__EXERCISE__
Look through the records that follow. Copy every line containing the word "Python".
*** RECORDS TO PROCESS ***
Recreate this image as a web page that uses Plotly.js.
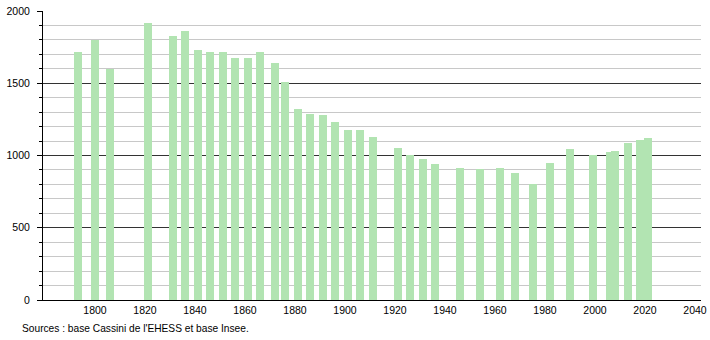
***
*** RECORDS TO PROCESS ***
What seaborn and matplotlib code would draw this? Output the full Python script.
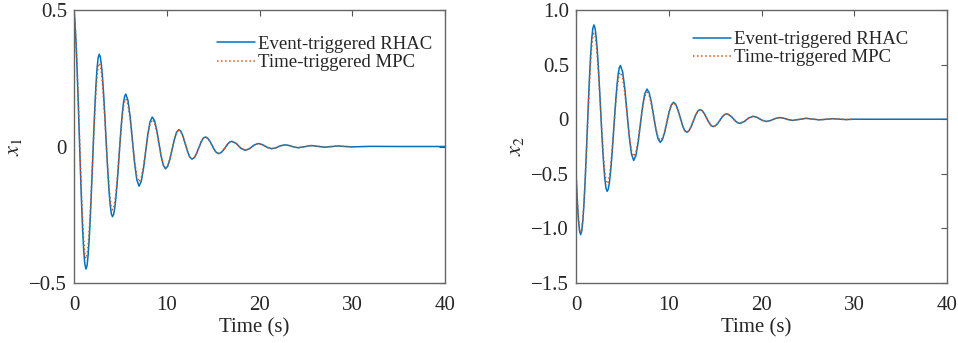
***
*** RECORDS TO PROCESS ***
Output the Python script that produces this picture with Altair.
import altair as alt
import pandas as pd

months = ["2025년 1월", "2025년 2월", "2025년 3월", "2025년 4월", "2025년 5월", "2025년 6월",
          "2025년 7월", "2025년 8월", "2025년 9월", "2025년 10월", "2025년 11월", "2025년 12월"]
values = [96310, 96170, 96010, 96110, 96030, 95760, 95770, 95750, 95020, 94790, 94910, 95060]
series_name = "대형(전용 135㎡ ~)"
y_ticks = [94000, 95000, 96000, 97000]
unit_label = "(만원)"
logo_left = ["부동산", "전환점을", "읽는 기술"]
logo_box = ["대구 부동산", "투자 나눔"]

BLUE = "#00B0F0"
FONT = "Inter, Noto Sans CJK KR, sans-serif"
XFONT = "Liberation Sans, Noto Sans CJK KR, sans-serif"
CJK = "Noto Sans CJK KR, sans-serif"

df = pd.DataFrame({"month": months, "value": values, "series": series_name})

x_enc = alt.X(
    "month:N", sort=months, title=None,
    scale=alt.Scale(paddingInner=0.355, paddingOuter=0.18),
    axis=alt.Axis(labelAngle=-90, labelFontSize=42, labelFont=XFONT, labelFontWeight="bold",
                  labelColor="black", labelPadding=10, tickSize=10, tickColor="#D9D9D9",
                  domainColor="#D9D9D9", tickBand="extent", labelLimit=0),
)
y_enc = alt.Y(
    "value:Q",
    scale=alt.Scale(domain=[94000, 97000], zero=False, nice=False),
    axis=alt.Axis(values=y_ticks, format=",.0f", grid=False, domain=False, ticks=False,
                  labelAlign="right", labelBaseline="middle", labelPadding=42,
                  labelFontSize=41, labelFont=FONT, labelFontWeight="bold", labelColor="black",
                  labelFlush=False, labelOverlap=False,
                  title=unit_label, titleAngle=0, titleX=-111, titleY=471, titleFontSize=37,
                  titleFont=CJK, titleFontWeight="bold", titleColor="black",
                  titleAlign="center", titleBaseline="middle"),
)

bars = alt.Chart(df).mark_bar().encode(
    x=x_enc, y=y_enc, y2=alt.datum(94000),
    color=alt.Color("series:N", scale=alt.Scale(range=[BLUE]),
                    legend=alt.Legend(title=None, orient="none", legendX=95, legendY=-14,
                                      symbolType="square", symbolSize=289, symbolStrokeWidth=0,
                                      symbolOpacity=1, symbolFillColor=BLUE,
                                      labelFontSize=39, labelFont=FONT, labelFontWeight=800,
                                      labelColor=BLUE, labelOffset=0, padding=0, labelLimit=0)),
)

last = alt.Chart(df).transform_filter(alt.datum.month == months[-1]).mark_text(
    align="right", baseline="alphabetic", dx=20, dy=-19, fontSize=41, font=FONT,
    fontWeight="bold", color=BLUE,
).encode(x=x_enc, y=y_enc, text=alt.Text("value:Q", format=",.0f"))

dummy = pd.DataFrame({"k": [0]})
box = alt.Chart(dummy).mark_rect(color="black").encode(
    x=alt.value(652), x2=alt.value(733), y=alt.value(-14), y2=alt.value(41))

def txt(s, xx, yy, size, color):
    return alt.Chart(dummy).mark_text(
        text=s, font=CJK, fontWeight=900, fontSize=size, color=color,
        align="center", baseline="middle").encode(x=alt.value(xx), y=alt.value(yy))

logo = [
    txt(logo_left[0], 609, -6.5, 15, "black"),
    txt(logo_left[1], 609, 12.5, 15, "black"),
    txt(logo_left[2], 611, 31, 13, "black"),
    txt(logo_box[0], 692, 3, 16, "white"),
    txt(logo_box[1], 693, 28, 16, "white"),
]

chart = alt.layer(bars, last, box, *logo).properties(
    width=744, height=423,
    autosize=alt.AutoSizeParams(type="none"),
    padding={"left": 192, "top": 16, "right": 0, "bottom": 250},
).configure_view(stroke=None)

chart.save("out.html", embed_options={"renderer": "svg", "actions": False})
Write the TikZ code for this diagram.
***
__EXERCISE OUTPUT__
What seaborn and matplotlib code would draw this? Output the full Python script.
Output the Python script that produces this picture with Altair.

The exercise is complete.